Australia's economic landscape is currently facing a significant shift, primarily driven by a recent surge in the national unemployment rate. This unexpected increase, reaching its highest level in three and a half years, has immediately triggered widespread speculation and market adjustments, particularly concerning the future monetary policy of the Reserve Bank of Australia (RBA). The depreciation of the Australian Dollar against its US counterpart clearly illustrates the market's prompt reaction to this critical economic indicator, highlighting concerns over potential economic contraction and reinforcing expectations for an impending interest rate reduction.

The latest labor market statistics for June 2025 reveal that Australia's unemployment rate climbed to 4.3%, surpassing the anticipated 4.1% and moving up from the previous month's 4.1%. This increment marks the highest unemployment figure recorded in the nation over the last three and a half years, signalling a noticeable deceleration in labor market expansion. Such a weakening trend in employment figures often precedes, or coincides with, periods of economic softening, making it a pivotal data point for central bank policy decisions.

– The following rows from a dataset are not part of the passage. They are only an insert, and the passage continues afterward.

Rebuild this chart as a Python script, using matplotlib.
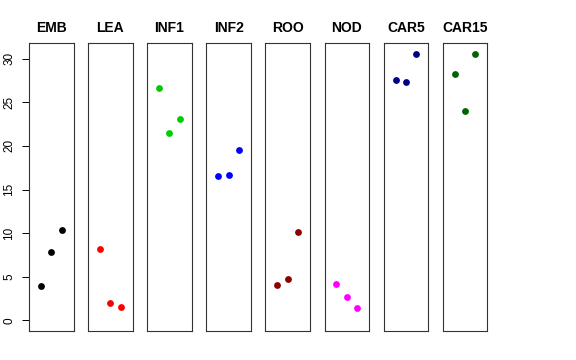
import matplotlib.pyplot as plt

plt.rcParams['font.family'] = ['Liberation Sans', 'DejaVu Sans']

# panel names and colours
groups = ["EMB", "LEA", "INF1", "INF2", "ROO", "NOD", "CAR5", "CAR15"]
colors = ["black", "red", "#00CD00", "blue", "#8B0000", "magenta", "#000080", "#006400"]

# three replicate values per group (x = 1, 2, 3)
reps = [1, 2, 3]
emb = [3.9, 7.83, 10.32]
lea = [8.22, 1.95, 1.53]
inf1 = [26.68, 21.44, 23.05]
inf2 = [16.59, 16.70, 19.49]
roo = [4.05, 4.74, 10.16]
nod = [4.17, 2.68, 1.41]
car5 = [27.52, 27.29, 30.50]
car15 = [28.28, 24.04, 30.54]
values = [emb, lea, inf1, inf2, roo, nod, car5, car15]

ymax = max(max(v) for v in values)
pad = ymax * 0.04

fig = plt.figure(figsize=(5.76, 3.6), dpi=100)
W, H = 576, 360
left0, width, step = 29, 44.5, 59.1
top, bottom = 43.3, 331

for i, (name, col, vals) in enumerate(zip(groups, colors, values)):
    x0 = left0 + i * step
    ax = fig.add_axes([x0 / W, (H - bottom) / H, width / W, (bottom - top) / H])
    ax.scatter(reps, vals, color=col, s=24, zorder=3, linewidths=0)
    ax.set_xlim(-0.16, 4.16)
    ax.set_ylim(-pad, ymax + pad)
    ax.set_xticks([])
    for sp in ax.spines.values():
        sp.set_linewidth(0.8)
        sp.set_color("#333333")
    ax.set_title(name, fontsize=10, fontweight="bold", pad=8)
    if i == 0:
        ax.set_yticks([0, 5, 10, 15, 20, 25, 30])
        ax.tick_params(axis="y", length=5, width=0.7, pad=5, labelsize=8.5)
        for lab in ax.get_yticklabels():
            lab.set_rotation(90)
            lab.set_va("center")
    else:
        ax.set_yticks([])

plt.savefig("out.png", dpi=100)
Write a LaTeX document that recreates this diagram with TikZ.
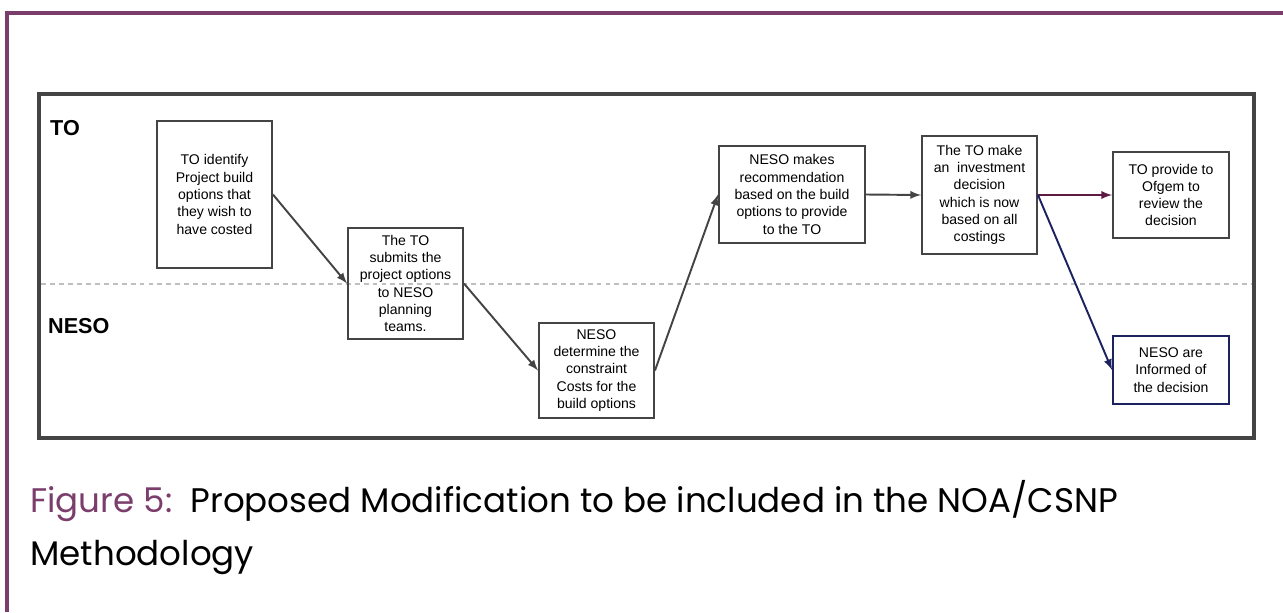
\documentclass[tikz,border=0pt]{standalone}
\usepackage{fontspec}
\setmainfont{Liberation Sans}
\newfontfamily\captionfont{Poppins}
\definecolor{figpurple}{HTML}{7B3D6C}
\definecolor{linkmaroon}{HTML}{5C1A45}
\definecolor{linknavy}{HTML}{1C2260}
\definecolor{boxgray}{HTML}{444444}
\tikzset{
  stepbox/.style={draw=boxgray,line width=1.1pt,align=center,inner sep=1pt,font=\fontsize{8}{9.85}\selectfont},
  link/.style={-latex,line width=1.1pt,draw=boxgray},
  lanelabel/.style={anchor=west,font=\fontsize{12.3}{14}\selectfont\bfseries}
}
\begin{document}
\begin{tikzpicture}[x=0.02cm,y=-0.02cm]

\useasboundingbox (0,0) rectangle (1283,612);

\draw[figpurple,line width=1.8pt] (7,612) -- (7,13) -- (1283,13);

\draw[boxgray,line width=2pt] (39,94) rectangle (1254,438);
\draw[gray!50,line width=0.6pt,dash pattern=on 2.8pt off 2.3pt] (41,284) -- (1252,284);

\node[lanelabel] (to) at (44,128) {TO};
\node[lanelabel] (neso) at (42,326) {NESO};

\node[stepbox,minimum width=2.3cm,minimum height=2.94cm] (identify) at (214.5,194.5)
  {TO identify\\Project build\\options that\\they wish to\\have costed};
\node[stepbox,minimum width=2.3cm,minimum height=2.22cm] (submit) at (405.5,283.5)
  {The TO\\submits the\\project options\\to NESO\\planning\\teams.};
\node[stepbox,minimum width=2.3cm,minimum height=1.9cm] (costs) at (596.5,370.5)
  {NESO\\determine the\\constraint\\Costs for the\\build options};
\node[stepbox,minimum width=2.92cm,minimum height=1.94cm] (recommend) at (792,194.5)
  {NESO makes\\recommendation\\based on the build\\options to provide\\to the TO};
\node[stepbox,minimum width=2.3cm,minimum height=2.36cm] (decide) at (979.5,195)
  {The TO make\\an\ \ investment\\decision\\which is now\\based on all\\costings};
\node[stepbox,minimum width=2.32cm,minimum height=1.72cm] (ofgem) at (1171,195)
  {TO provide to\\Ofgem to\\review the\\decision};
\node[stepbox,draw=linknavy,minimum width=2.32cm,minimum height=1.36cm] (informed) at (1171,370)
  {NESO are\\Informed of\\the decision};

\draw[link] (identify.east) -- (submit.west);
\draw[link] (submit.east) -- (costs.west);
\draw[link] (costs.east) -- (recommend.west);
\draw[link] (recommend.east) -- (decide.west);
\draw[link,draw=linkmaroon] (decide.east) -- (ofgem.west);
\draw[link,draw=linknavy] (decide.east) -- (informed.west);

\node[anchor=north west,align=left,inner sep=0pt,font=\captionfont\fontsize{19.4}{30.2}\selectfont] (caption) at (30,480)
  {\textcolor{figpurple}{Figure 5:}\ \ Proposed Modification to be included in the NOA/CSNP\\Methodology};

\end{tikzpicture}
\end{document}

Historically, the Reserve Bank of Australia has demonstrated a propensity to adjust its cash rate in response to significant shifts in economic data, particularly those affecting inflation and employment. A rising unemployment rate typically indicates a cooling economy, which can exert downward pressure on inflation as consumer spending and wage growth moderate. In such an environment, an interest rate cut becomes a primary tool for the central bank to stimulate economic activity, encourage borrowing and investment, and thereby support job creation and maintain price stability. The current data strongly points towards the RBA adopting a more accommodative monetary stance in its upcoming August meeting.

However, it is crucial to note that past RBA meetings have occasionally surprised market participants. There have been instances where, despite strong indications and widespread expectations of a rate cut, the central bank opted to maintain its rates, citing various other economic factors or a desire for more conclusive data. This cautious approach underscores the complexity of monetary policy, where decisions are influenced by a myriad of indicators beyond just unemployment figures, including global economic conditions, commodity prices, and financial market stability. Nevertheless, the pronounced nature of this recent unemployment data makes a rate reduction in August a highly probable outcome.

The immediate aftermath of this jobs report saw the AUD/USD currency pair experience a notable decline. While the US Dollar concurrently showed broad strength across various currency pairs, the Australian Dollar's underperformance was particularly pronounced, highlighting its sensitivity to domestic economic news. This currency movement reflects investor sentiment, which is now leaning towards a more dovish RBA, potentially widening the interest rate differential between Australia and other major economies, thereby making the AUD less attractive to yield-seeking investors.

The recent rise in Australia's jobless rate to its highest in over three years significantly enhances the likelihood of the Reserve Bank of Australia implementing an interest rate reduction in August, thereby influencing the AUD/USD exchange rate downward.